■ **Exercise data**:

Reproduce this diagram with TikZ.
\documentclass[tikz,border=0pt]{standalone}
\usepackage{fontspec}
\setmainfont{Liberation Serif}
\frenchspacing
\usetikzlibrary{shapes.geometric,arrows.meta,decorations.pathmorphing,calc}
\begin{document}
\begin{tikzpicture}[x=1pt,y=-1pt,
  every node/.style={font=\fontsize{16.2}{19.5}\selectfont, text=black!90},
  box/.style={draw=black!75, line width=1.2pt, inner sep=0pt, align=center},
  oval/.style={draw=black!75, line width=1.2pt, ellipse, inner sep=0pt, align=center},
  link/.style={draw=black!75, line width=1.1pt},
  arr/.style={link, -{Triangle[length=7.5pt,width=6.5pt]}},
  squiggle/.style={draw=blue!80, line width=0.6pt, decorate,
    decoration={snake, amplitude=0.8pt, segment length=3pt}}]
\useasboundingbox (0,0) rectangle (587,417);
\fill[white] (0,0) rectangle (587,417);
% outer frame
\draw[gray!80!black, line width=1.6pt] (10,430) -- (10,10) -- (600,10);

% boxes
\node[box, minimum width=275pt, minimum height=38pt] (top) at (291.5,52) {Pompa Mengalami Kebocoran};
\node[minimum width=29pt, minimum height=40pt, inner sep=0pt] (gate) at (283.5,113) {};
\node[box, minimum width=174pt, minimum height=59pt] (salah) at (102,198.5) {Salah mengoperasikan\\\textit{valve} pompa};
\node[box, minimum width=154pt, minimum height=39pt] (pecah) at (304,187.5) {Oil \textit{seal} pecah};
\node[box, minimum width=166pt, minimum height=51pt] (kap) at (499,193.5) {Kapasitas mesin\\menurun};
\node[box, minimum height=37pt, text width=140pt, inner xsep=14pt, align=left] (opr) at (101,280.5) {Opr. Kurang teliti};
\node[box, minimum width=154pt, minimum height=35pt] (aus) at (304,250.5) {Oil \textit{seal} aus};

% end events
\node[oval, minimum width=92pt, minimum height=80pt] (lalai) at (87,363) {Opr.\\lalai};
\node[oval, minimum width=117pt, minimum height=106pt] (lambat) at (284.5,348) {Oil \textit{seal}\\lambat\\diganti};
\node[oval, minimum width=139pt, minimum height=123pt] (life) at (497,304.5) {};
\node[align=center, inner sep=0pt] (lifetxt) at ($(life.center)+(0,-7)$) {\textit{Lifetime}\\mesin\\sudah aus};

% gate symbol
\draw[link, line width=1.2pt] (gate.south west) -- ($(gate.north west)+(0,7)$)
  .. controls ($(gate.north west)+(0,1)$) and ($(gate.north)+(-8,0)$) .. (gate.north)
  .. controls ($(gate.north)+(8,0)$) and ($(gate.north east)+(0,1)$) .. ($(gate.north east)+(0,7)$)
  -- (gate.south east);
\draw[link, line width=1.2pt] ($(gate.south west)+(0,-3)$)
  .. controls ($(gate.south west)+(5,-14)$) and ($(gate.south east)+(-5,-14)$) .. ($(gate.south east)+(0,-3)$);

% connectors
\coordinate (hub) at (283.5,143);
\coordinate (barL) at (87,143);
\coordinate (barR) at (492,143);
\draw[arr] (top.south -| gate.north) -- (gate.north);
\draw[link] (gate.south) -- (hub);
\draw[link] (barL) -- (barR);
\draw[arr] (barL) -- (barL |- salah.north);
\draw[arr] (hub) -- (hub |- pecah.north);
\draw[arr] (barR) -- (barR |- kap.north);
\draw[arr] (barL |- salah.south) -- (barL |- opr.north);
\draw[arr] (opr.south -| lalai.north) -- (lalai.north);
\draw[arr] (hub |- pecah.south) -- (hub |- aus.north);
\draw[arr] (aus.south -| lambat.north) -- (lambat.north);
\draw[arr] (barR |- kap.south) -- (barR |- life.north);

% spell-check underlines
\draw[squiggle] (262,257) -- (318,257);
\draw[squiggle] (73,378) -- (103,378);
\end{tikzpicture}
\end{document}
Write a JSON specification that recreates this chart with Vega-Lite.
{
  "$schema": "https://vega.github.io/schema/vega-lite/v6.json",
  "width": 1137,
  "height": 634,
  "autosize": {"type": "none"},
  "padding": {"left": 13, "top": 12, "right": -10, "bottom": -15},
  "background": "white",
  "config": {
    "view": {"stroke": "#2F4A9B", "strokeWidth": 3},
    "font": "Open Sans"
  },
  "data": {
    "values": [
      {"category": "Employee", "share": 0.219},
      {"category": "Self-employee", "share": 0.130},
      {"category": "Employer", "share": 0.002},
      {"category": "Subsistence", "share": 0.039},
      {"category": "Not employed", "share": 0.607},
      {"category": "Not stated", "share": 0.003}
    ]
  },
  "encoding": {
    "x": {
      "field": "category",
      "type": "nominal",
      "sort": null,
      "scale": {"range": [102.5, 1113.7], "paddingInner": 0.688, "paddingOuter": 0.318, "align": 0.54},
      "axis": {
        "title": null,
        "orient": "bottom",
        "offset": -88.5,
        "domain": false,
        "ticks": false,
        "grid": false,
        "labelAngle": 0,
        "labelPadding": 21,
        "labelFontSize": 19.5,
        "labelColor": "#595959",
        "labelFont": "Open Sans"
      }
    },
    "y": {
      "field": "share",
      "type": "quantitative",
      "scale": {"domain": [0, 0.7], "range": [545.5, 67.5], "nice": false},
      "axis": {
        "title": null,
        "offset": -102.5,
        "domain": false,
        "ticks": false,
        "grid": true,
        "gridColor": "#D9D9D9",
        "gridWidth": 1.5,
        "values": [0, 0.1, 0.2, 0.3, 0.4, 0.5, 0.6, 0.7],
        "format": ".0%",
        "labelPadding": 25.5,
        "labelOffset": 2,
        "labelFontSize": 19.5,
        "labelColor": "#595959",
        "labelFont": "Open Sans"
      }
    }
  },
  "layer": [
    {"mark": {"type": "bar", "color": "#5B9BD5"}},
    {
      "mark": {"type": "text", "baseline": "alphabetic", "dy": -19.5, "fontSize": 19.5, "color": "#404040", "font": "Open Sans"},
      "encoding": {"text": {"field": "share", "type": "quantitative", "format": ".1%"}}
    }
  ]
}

■ **Exercise requirements**:
Beginning at the top of the data, extract each line through the line containing "(10,10) -- (600,10);" and return those lines exactly, with nothing added.

■ **Output**:
Reproduce this diagram with TikZ.
\documentclass[tikz,border=0pt]{standalone}
\usepackage{fontspec}
\setmainfont{Liberation Serif}
\frenchspacing
\usetikzlibrary{shapes.geometric,arrows.meta,decorations.pathmorphing,calc}
\begin{document}
\begin{tikzpicture}[x=1pt,y=-1pt,
  every node/.style={font=\fontsize{16.2}{19.5}\selectfont, text=black!90},
  box/.style={draw=black!75, line width=1.2pt, inner sep=0pt, align=center},
  oval/.style={draw=black!75, line width=1.2pt, ellipse, inner sep=0pt, align=center},
  link/.style={draw=black!75, line width=1.1pt},
  arr/.style={link, -{Triangle[length=7.5pt,width=6.5pt]}},
  squiggle/.style={draw=blue!80, line width=0.6pt, decorate,
    decoration={snake, amplitude=0.8pt, segment length=3pt}}]
\useasboundingbox (0,0) rectangle (587,417);
\fill[white] (0,0) rectangle (587,417);
% outer frame
\draw[gray!80!black, line width=1.6pt] (10,430) -- (10,10) -- (600,10);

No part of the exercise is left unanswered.